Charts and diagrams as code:

++++++++

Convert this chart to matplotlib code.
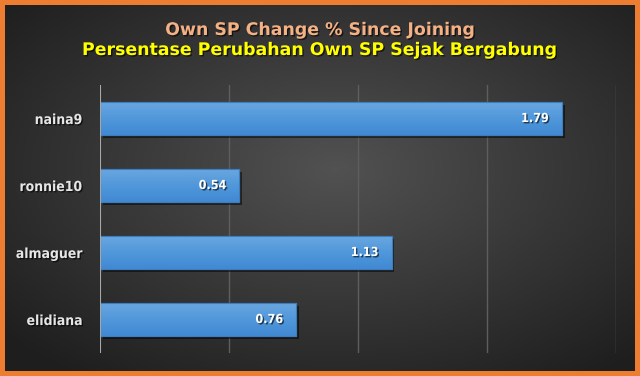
import numpy as np
import matplotlib.pyplot as plt
import matplotlib.patheffects as pe
from matplotlib.colors import LinearSegmentedColormap

# data
users = ["naina9", "ronnie10", "almaguer", "elidiana"]
change_pct = [1.79, 0.54, 1.13, 0.76]
title_en = "Own SP Change % Since Joining"
title_id = "Persentase Perubahan Own SP Sejak Bergabung"

W, H, DPI = 640, 376, 100
fig = plt.figure(figsize=(W / DPI, H / DPI), dpi=DPI)
fig.patch.set_facecolor("#ED7D31")

# dark radial background inside the orange frame
bg = fig.add_axes([5 / W, 5 / H, 630 / W, 366 / H])
yy, xx = np.mgrid[-1:1:200j, -1:1:340j]
r = np.sqrt(((xx - 0.05) * 0.9) ** 2 + ((yy + 0.1) * 0.9) ** 2)
shade = np.clip(0.32 - 0.16 * r, 0.12, 0.35)
bg.imshow(np.dstack([shade] * 3), aspect="auto", extent=[0, 1, 0, 1])
bg.set_axis_off()

# plot area: x 100..616 px, y 85..353 px (from top)
ax = fig.add_axes([100 / W, (H - 353) / H, 516 / W, 268 / H])
ax.patch.set_alpha(0)
y = np.arange(len(users))

for gx in [0.5, 1.0, 1.5, 2.0]:
    ax.axvline(gx, color="#5e5e5e", lw=1, zorder=0)
ax.axvline(0, color="#a8a8a8", lw=1.5, zorder=3)

shadow = [pe.SimplePatchShadow(offset=(2, -2), shadow_rgbFace="black", alpha=0.5), pe.Normal()]
bars = ax.barh(y, change_pct, height=0.5, color="#4F94D8", edgecolor="#3C7DBF",
               lw=0.8, zorder=2, path_effects=shadow)
# vertical gradient fill, lighter at the top
blue = LinearSegmentedColormap.from_list("bl", ["#6BA7E0", "#5198DB", "#4189D3"])
grad = np.linspace(0, 1, 64).reshape(-1, 1)
for b in bars:
    x0, y0, w, h = b.get_x(), b.get_y(), b.get_width(), b.get_height()
    im = ax.imshow(grad, cmap=blue, aspect="auto", extent=[x0, x0 + w, y0 + h, y0],
                   zorder=2.1, interpolation="bicubic")
    im.set_clip_path(b)
    ax.add_patch(plt.Rectangle((x0, y0), w, h, fill=False, edgecolor="#3C7DBF",
                               lw=0.8, zorder=2.2))
ax.set_xlim(0, 2)
ax.set_ylim(len(users) - 0.5, -0.5)

txt_shadow = [pe.withSimplePatchShadow(offset=(1, -1), shadow_rgbFace="black", alpha=0.6)]
for yi, v in zip(y, change_pct):
    ax.text(v - 0.05, yi, f"{v:.2f}", ha="right", va="center", color="white",
            fontsize=9, fontweight="bold", fontstretch="condensed", zorder=4,
            path_effects=txt_shadow)

ax.set_yticks(y)
ax.set_yticklabels(users)
ax.set_xticks([])
for lab in ax.get_yticklabels():
    lab.set_color("#e6e6e6")
    lab.set_fontweight("bold")
    lab.set_fontstretch("condensed")
    lab.set_fontsize(10)
    lab.set_path_effects(txt_shadow)
ax.tick_params(axis="y", length=0, pad=13)
for s in ax.spines.values():
    s.set_visible(False)

fig.text(0.5, 1 - 30 / H, title_en, ha="center", va="center", color="#F4B183",
         fontsize=12.5, fontweight="bold", path_effects=txt_shadow)
fig.text(0.5, 1 - 50 / H, title_id, ha="center", va="center", color="#FFFF00",
         fontsize=12.5, fontweight="bold", path_effects=txt_shadow)

fig.savefig("out.png", dpi=DPI, facecolor=fig.get_facecolor())
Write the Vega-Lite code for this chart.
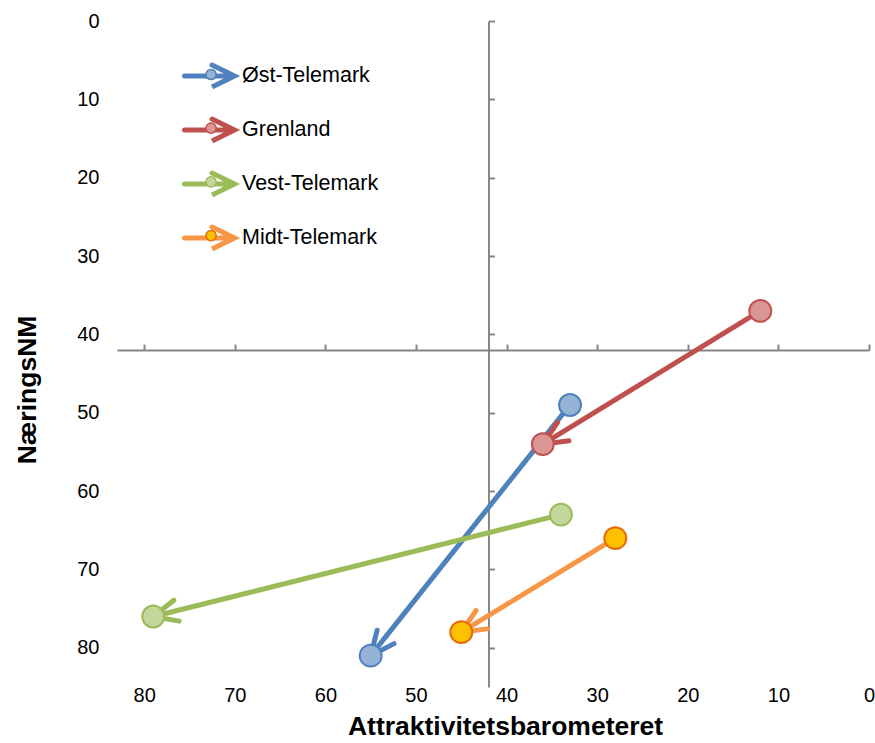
{
  "$schema": "https://vega.github.io/schema/vega-lite/v6.json",
  "width": 752,
  "height": 666,
  "autosize": {"type": "none"},
  "padding": {"left": 117, "top": 21, "right": 6, "bottom": 56},
  "background": "white",
  "config": {
    "view": {"stroke": null},
    "font": "Liberation Sans",
    "axis": {"labelFont": "Liberation Sans", "titleFont": "Liberation Sans"},
    "legend": {"labelFont": "Liberation Sans"}
  },
  "data": {
    "values": [
      {"series": "Øst-Telemark", "x1": 33, "y1": 49, "x2": 55, "y2": 81},
      {"series": "Grenland", "x1": 12, "y1": 37, "x2": 36, "y2": 54},
      {"series": "Vest-Telemark", "x1": 34, "y1": 63, "x2": 79, "y2": 76},
      {"series": "Midt-Telemark", "x1": 28, "y1": 66, "x2": 45, "y2": 78}
    ]
  },
  "layer": [
    {
      "mark": {"type": "rule", "strokeWidth": 5, "strokeCap": "butt"},
      "encoding": {
        "x": {
          "field": "x1", "type": "quantitative",
          "scale": {"domain": [0, 83], "reverse": true, "nice": false, "zero": false},
          "axis": {
            "orient": "bottom", "values": [0, 10, 20, 30, 40, 50, 60, 70, 80],
            "domain": false, "ticks": false, "tickSize": 0, "grid": false,
            "labelFontSize": 20, "labelColor": "#000", "labelPadding": 8, "labelBaseline": "middle",
            "labelFlush": false, "labelOverlap": false,
            "title": "Attraktivitetsbarometeret", "titleFontSize": 26.5, "titleFontWeight": "bold",
            "titleColor": "#000", "titleX": 388, "titleY": 47.5, "titleBaseline": "alphabetic", "titleAlign": "center"
          }
        },
        "y": {
          "field": "y1", "type": "quantitative",
          "scale": {"domain": [0, 85], "reverse": true, "nice": false, "zero": false},
          "axis": {
            "orient": "left", "values": [0, 10, 20, 30, 40, 50, 60, 70, 80],
            "domain": false, "ticks": false, "tickSize": 0, "grid": false,
            "labelFontSize": 20, "labelColor": "#000", "labelPadding": 18, "labelOverlap": false,
            "title": "NæringsNM", "titleFontSize": 26.5, "titleFontWeight": "bold", "titleColor": "#000",
            "titleX": -90, "titleY": 368.5, "titleBaseline": "middle", "titleAngle": -90, "titleAlign": "center"
          }
        },
        "x2": {"field": "x2"},
        "y2": {"field": "y2"},
        "stroke": {
          "field": "series", "type": "nominal",
          "scale": {
            "domain": ["Øst-Telemark", "Grenland", "Vest-Telemark", "Midt-Telemark"],
            "range": ["#4F81BD", "#C0504D", "#9BBB59", "#F79646"]
          },
          "legend": {
            "title": null, "orient": "none", "legendX": 65, "legendY": 27,
            "symbolType": "M-1,0L0.8,0M0.08,-0.43L0.96,0L0.08,0.43L0.96,0",
            "symbolSize": 2601, "symbolStrokeWidth": 5, "symbolFillColor": "transparent",
            "labelFontSize": 21.5, "labelColor": "#000", "labelOffset": 4, "labelLimit": 400,
            "rowPadding": 5, "zindex": 1,
            "encode": {"symbols": {"update": {"fill": {"value": "transparent"}, "strokeCap": {"value": "round"}, "opacity": {"value": 1}}}}
          }
        }
      }
    },
    {
      "mark": {
        "type": "point", "shape": "M-1,-0.45L0,0L-1,0.45", "size": 2300, "filled": false,
        "strokeWidth": 5, "strokeCap": "round", "strokeJoin": "miter", "opacity": 1,
        "angle": {"expr": "atan2(scale('y', datum.y2) - scale('y', datum.y1), scale('x', datum.x2) - scale('x', datum.x1)) * 180 / PI"}
      },
      "encoding": {
        "x": {
          "field": "x2", "type": "quantitative",
          "axis": {
            "orient": "top", "offset": {"expr": "-scale('y', 42)"},
            "values": [0, 10, 20, 30, 40, 50, 60, 70, 80],
            "domain": true, "domainColor": "#868686", "domainWidth": 2,
            "ticks": true, "tickColor": "#868686", "tickWidth": 2, "tickSize": 6,
            "labels": false, "title": null, "grid": false
          }
        },
        "y": {
          "field": "y2", "type": "quantitative",
          "axis": {
            "orient": "right", "offset": {"expr": "scale('x', 42) - width"},
            "values": [0, 10, 20, 30, 40, 50, 60, 70, 80],
            "domain": true, "domainColor": "#868686", "domainWidth": 2,
            "ticks": true, "tickColor": "#868686", "tickWidth": 2, "tickSize": 6,
            "labels": false, "title": null, "grid": false
          }
        },
        "stroke": {"field": "series", "type": "nominal"}
      }
    },
    {
      "mark": {
        "type": "point", "shape": "circle", "size": 480, "filled": true, "strokeWidth": 2, "opacity": 1,
        "stroke": {"expr": "(datum.series || datum.value) === 'Midt-Telemark' ? '#E46C0A' : scale('stroke', datum.series || datum.value)"}
      },
      "encoding": {
        "x": {"field": "x1", "type": "quantitative", "axis": null},
        "y": {"field": "y1", "type": "quantitative", "axis": null},
        "fill": {
          "field": "series", "type": "nominal", "sort": null,
          "scale": {"range": ["#95B3D7", "#D99694", "#C3D69B", "#FFC000"]},
          "legend": {
            "title": null, "orient": "none", "legendX": 65, "legendY": 27,
            "symbolType": "M0.3,0A0.2,0.2 0 1,1 -0.1,0A0.2,0.2 0 1,1 0.3,0Z",
            "symbolSize": 2601, "symbolStrokeWidth": 1.5,
            "labelFontSize": 20, "labelExpr": "''", "labelOffset": 8, "labelLimit": 400,
            "rowPadding": 16.7, "zindex": 2,
            "encode": {"symbols": {"update": {"stroke": {"signal": "datum.value === 'Midt-Telemark' ? '#E46C0A' : scale('stroke', datum.value)"}, "strokeWidth": {"value": 1.5}, "opacity": {"value": 1}}}}
          }
        }
      }
    },
    {
      "mark": {
        "type": "point", "shape": "circle", "size": 480, "filled": true, "strokeWidth": 2, "opacity": 1,
        "stroke": {"expr": "(datum.series || datum.value) === 'Midt-Telemark' ? '#E46C0A' : scale('stroke', datum.series || datum.value)"}
      },
      "encoding": {
        "x": {"field": "x2", "type": "quantitative", "axis": null},
        "y": {"field": "y2", "type": "quantitative", "axis": null},
        "fill": {"field": "series", "type": "nominal", "sort": null}
      }
    }
  ],
  "resolve": {"axis": {"x": "independent", "y": "independent"}}
}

++++++++

• Exercise description
Your task is to reproduce exactly the lines from the start of the data above through the line containing "Perubahan Own SP", leaving every picture out.

• Solution to this problem
Convert this chart to matplotlib code.
import numpy as np
import matplotlib.pyplot as plt
import matplotlib.patheffects as pe
from matplotlib.colors import LinearSegmentedColormap

# data
users = ["naina9", "ronnie10", "almaguer", "elidiana"]
change_pct = [1.79, 0.54, 1.13, 0.76]
title_en = "Own SP Change % Since Joining"
title_id = "Persentase Perubahan Own SP Sejak Bergabung"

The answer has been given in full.